GIVEN TASK:
Repeat what the lines below say, word for word, and skip every image.
BEGIN DATA BLOCK
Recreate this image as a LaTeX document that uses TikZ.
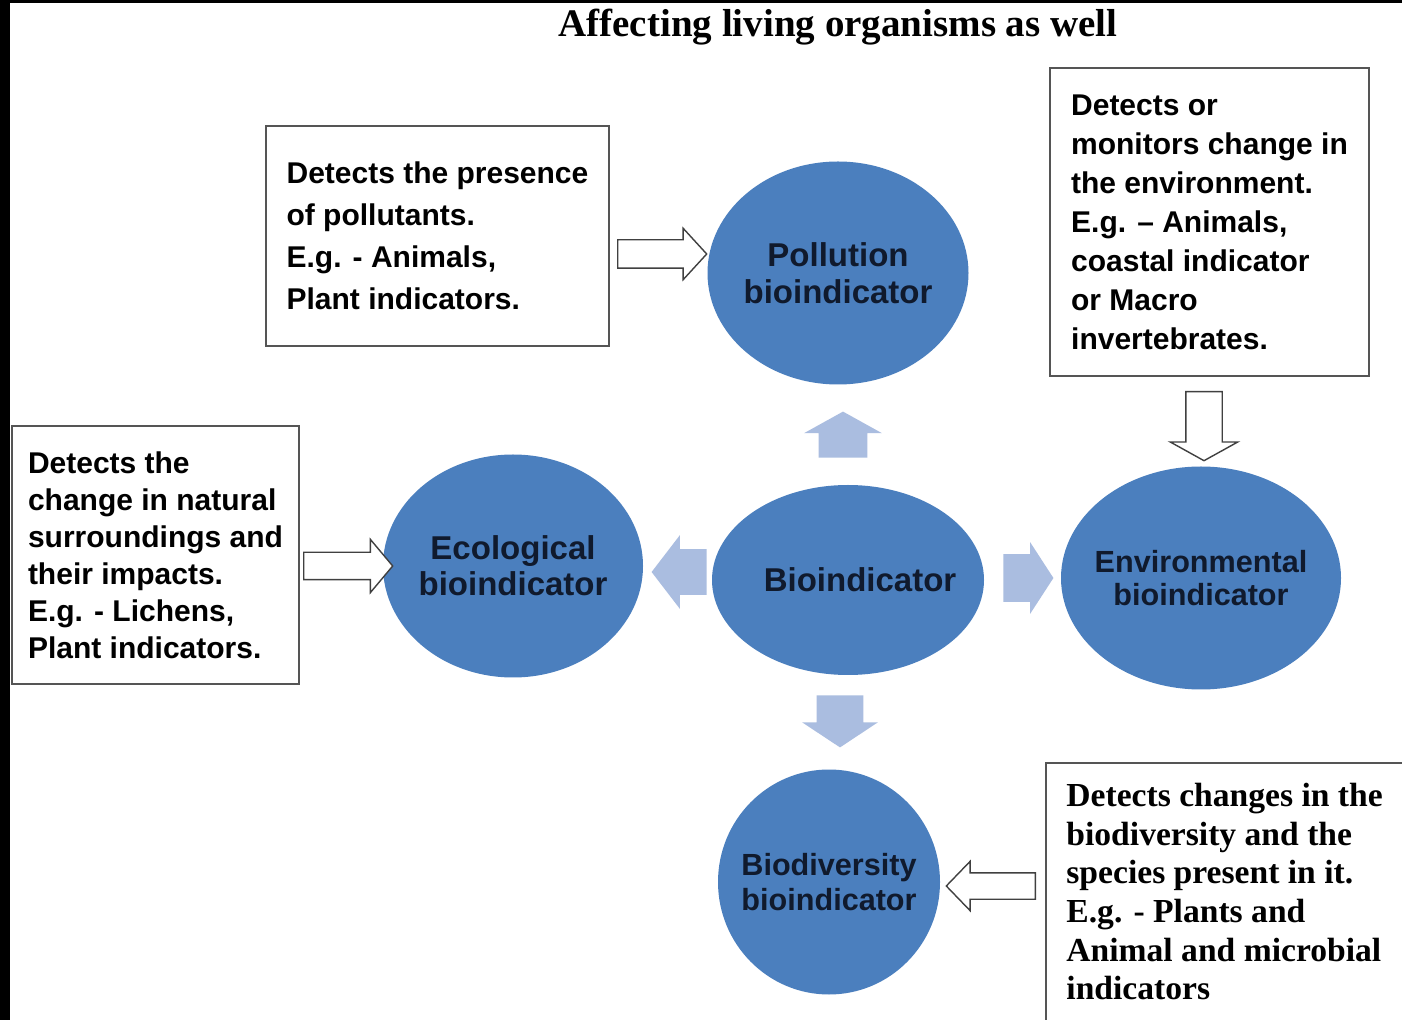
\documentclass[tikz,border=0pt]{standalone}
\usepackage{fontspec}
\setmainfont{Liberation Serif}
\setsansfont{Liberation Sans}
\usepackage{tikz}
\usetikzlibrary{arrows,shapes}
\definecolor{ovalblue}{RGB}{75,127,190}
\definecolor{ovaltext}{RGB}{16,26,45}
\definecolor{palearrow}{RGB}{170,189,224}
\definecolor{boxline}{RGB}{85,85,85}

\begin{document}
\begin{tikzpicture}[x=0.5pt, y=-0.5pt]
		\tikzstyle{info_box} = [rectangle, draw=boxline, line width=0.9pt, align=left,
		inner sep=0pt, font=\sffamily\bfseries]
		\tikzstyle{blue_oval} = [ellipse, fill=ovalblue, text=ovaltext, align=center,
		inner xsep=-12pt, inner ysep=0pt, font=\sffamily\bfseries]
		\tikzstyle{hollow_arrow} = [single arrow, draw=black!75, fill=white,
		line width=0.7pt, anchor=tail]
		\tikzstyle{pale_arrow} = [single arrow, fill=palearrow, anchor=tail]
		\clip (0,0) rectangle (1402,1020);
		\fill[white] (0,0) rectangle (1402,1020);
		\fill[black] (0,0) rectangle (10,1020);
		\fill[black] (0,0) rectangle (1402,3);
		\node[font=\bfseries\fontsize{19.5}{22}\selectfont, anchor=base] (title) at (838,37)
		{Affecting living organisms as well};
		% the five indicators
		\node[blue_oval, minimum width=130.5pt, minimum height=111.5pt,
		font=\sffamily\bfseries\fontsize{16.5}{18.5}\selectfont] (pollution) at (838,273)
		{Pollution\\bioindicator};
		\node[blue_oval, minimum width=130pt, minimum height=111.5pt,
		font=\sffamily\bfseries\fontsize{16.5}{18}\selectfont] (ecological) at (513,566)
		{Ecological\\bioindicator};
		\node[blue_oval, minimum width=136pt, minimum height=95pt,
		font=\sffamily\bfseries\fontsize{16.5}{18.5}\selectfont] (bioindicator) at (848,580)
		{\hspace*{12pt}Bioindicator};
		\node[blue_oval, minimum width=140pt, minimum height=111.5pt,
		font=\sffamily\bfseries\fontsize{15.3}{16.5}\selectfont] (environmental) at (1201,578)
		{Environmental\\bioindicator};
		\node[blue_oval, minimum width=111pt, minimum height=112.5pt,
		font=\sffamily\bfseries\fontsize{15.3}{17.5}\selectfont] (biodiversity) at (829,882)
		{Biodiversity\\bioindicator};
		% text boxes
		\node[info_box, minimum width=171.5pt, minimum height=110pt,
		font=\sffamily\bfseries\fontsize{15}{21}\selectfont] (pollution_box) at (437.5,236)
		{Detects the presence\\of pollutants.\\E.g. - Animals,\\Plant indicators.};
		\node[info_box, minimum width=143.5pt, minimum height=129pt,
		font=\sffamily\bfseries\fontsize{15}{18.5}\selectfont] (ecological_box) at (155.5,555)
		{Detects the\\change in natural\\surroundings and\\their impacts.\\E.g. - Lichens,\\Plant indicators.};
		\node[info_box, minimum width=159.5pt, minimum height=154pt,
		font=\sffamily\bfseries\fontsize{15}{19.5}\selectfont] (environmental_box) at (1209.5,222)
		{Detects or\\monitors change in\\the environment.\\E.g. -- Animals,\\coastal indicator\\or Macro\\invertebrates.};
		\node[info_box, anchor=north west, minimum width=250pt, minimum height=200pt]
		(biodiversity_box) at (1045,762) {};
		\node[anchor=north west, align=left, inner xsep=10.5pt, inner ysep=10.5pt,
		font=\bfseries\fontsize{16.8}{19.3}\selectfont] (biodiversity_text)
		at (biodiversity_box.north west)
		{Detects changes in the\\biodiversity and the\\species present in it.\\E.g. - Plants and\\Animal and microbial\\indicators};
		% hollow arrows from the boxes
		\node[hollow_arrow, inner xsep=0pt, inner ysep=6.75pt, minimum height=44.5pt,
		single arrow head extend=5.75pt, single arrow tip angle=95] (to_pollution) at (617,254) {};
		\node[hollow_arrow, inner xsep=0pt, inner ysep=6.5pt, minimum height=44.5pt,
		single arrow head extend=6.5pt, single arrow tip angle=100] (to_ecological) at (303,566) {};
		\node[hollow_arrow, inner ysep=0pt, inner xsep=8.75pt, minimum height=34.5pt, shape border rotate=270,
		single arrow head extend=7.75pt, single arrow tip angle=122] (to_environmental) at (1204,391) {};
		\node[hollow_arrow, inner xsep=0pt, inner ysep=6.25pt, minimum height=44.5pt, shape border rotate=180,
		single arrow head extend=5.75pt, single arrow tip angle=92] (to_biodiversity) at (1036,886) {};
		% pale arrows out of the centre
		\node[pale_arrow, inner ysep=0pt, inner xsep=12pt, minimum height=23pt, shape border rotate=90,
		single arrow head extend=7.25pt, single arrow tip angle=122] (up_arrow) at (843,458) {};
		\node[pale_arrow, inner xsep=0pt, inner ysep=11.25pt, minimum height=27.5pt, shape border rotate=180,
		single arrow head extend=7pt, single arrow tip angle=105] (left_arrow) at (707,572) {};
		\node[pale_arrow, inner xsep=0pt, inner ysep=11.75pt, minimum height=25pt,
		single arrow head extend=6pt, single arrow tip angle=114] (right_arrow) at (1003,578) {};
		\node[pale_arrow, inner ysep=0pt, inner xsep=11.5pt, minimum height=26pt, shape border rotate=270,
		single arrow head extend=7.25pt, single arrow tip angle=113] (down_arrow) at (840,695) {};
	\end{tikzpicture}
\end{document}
END DATA BLOCK
RESULT FOR THIS EXERCISE:
Recreate this image as a LaTeX document that uses TikZ.
\documentclass[tikz,border=0pt]{standalone}
\usepackage{fontspec}
\setmainfont{Liberation Serif}
\setsansfont{Liberation Sans}
\usepackage{tikz}
\usetikzlibrary{arrows,shapes}
\definecolor{ovalblue}{RGB}{75,127,190}
\definecolor{ovaltext}{RGB}{16,26,45}
\definecolor{palearrow}{RGB}{170,189,224}
\definecolor{boxline}{RGB}{85,85,85}

\begin{document}
\begin{tikzpicture}[x=0.5pt, y=-0.5pt]
		\tikzstyle{info_box} = [rectangle, draw=boxline, line width=0.9pt, align=left,
		inner sep=0pt, font=\sffamily\bfseries]
		\tikzstyle{blue_oval} = [ellipse, fill=ovalblue, text=ovaltext, align=center,
		inner xsep=-12pt, inner ysep=0pt, font=\sffamily\bfseries]
		\tikzstyle{hollow_arrow} = [single arrow, draw=black!75, fill=white,
		line width=0.7pt, anchor=tail]
		\tikzstyle{pale_arrow} = [single arrow, fill=palearrow, anchor=tail]
		\clip (0,0) rectangle (1402,1020);
		\fill[white] (0,0) rectangle (1402,1020);
		\fill[black] (0,0) rectangle (10,1020);
		\fill[black] (0,0) rectangle (1402,3);
		\node[font=\bfseries\fontsize{19.5}{22}\selectfont, anchor=base] (title) at (838,37)
		{Affecting living organisms as well};
		% the five indicators
		\node[blue_oval, minimum width=130.5pt, minimum height=111.5pt,
		font=\sffamily\bfseries\fontsize{16.5}{18.5}\selectfont] (pollution) at (838,273)
		{Pollution\\bioindicator};
		\node[blue_oval, minimum width=130pt, minimum height=111.5pt,
		font=\sffamily\bfseries\fontsize{16.5}{18}\selectfont] (ecological) at (513,566)
		{Ecological\\bioindicator};
		\node[blue_oval, minimum width=136pt, minimum height=95pt,
		font=\sffamily\bfseries\fontsize{16.5}{18.5}\selectfont] (bioindicator) at (848,580)
		{\hspace*{12pt}Bioindicator};
		\node[blue_oval, minimum width=140pt, minimum height=111.5pt,
		font=\sffamily\bfseries\fontsize{15.3}{16.5}\selectfont] (environmental) at (1201,578)
		{Environmental\\bioindicator};
		\node[blue_oval, minimum width=111pt, minimum height=112.5pt,
		font=\sffamily\bfseries\fontsize{15.3}{17.5}\selectfont] (biodiversity) at (829,882)
		{Biodiversity\\bioindicator};
		% text boxes
		\node[info_box, minimum width=171.5pt, minimum height=110pt,
		font=\sffamily\bfseries\fontsize{15}{21}\selectfont] (pollution_box) at (437.5,236)
		{Detects the presence\\of pollutants.\\E.g. - Animals,\\Plant indicators.};
		\node[info_box, minimum width=143.5pt, minimum height=129pt,
		font=\sffamily\bfseries\fontsize{15}{18.5}\selectfont] (ecological_box) at (155.5,555)
		{Detects the\\change in natural\\surroundings and\\their impacts.\\E.g. - Lichens,\\Plant indicators.};
		\node[info_box, minimum width=159.5pt, minimum height=154pt,
		font=\sffamily\bfseries\fontsize{15}{19.5}\selectfont] (environmental_box) at (1209.5,222)
		{Detects or\\monitors change in\\the environment.\\E.g. -- Animals,\\coastal indicator\\or Macro\\invertebrates.};
		\node[info_box, anchor=north west, minimum width=250pt, minimum height=200pt]
		(biodiversity_box) at (1045,762) {};
		\node[anchor=north west, align=left, inner xsep=10.5pt, inner ysep=10.5pt,
		font=\bfseries\fontsize{16.8}{19.3}\selectfont] (biodiversity_text)
		at (biodiversity_box.north west)
		{Detects changes in the\\biodiversity and the\\species present in it.\\E.g. - Plants and\\Animal and microbial\\indicators};
		% hollow arrows from the boxes
		\node[hollow_arrow, inner xsep=0pt, inner ysep=6.75pt, minimum height=44.5pt,
		single arrow head extend=5.75pt, single arrow tip angle=95] (to_pollution) at (617,254) {};
		\node[hollow_arrow, inner xsep=0pt, inner ysep=6.5pt, minimum height=44.5pt,
		single arrow head extend=6.5pt, single arrow tip angle=100] (to_ecological) at (303,566) {};
		\node[hollow_arrow, inner ysep=0pt, inner xsep=8.75pt, minimum height=34.5pt, shape border rotate=270,
		single arrow head extend=7.75pt, single arrow tip angle=122] (to_environmental) at (1204,391) {};
		\node[hollow_arrow, inner xsep=0pt, inner ysep=6.25pt, minimum height=44.5pt, shape border rotate=180,
		single arrow head extend=5.75pt, single arrow tip angle=92] (to_biodiversity) at (1036,886) {};
		% pale arrows out of the centre
		\node[pale_arrow, inner ysep=0pt, inner xsep=12pt, minimum height=23pt, shape border rotate=90,
		single arrow head extend=7.25pt, single arrow tip angle=122] (up_arrow) at (843,458) {};
		\node[pale_arrow, inner xsep=0pt, inner ysep=11.25pt, minimum height=27.5pt, shape border rotate=180,
		single arrow head extend=7pt, single arrow tip angle=105] (left_arrow) at (707,572) {};
		\node[pale_arrow, inner xsep=0pt, inner ysep=11.75pt, minimum height=25pt,
		single arrow head extend=6pt, single arrow tip angle=114] (right_arrow) at (1003,578) {};
		\node[pale_arrow, inner ysep=0pt, inner xsep=11.5pt, minimum height=26pt, shape border rotate=270,
		single arrow head extend=7.25pt, single arrow tip angle=113] (down_arrow) at (840,695) {};
	\end{tikzpicture}
\end{document}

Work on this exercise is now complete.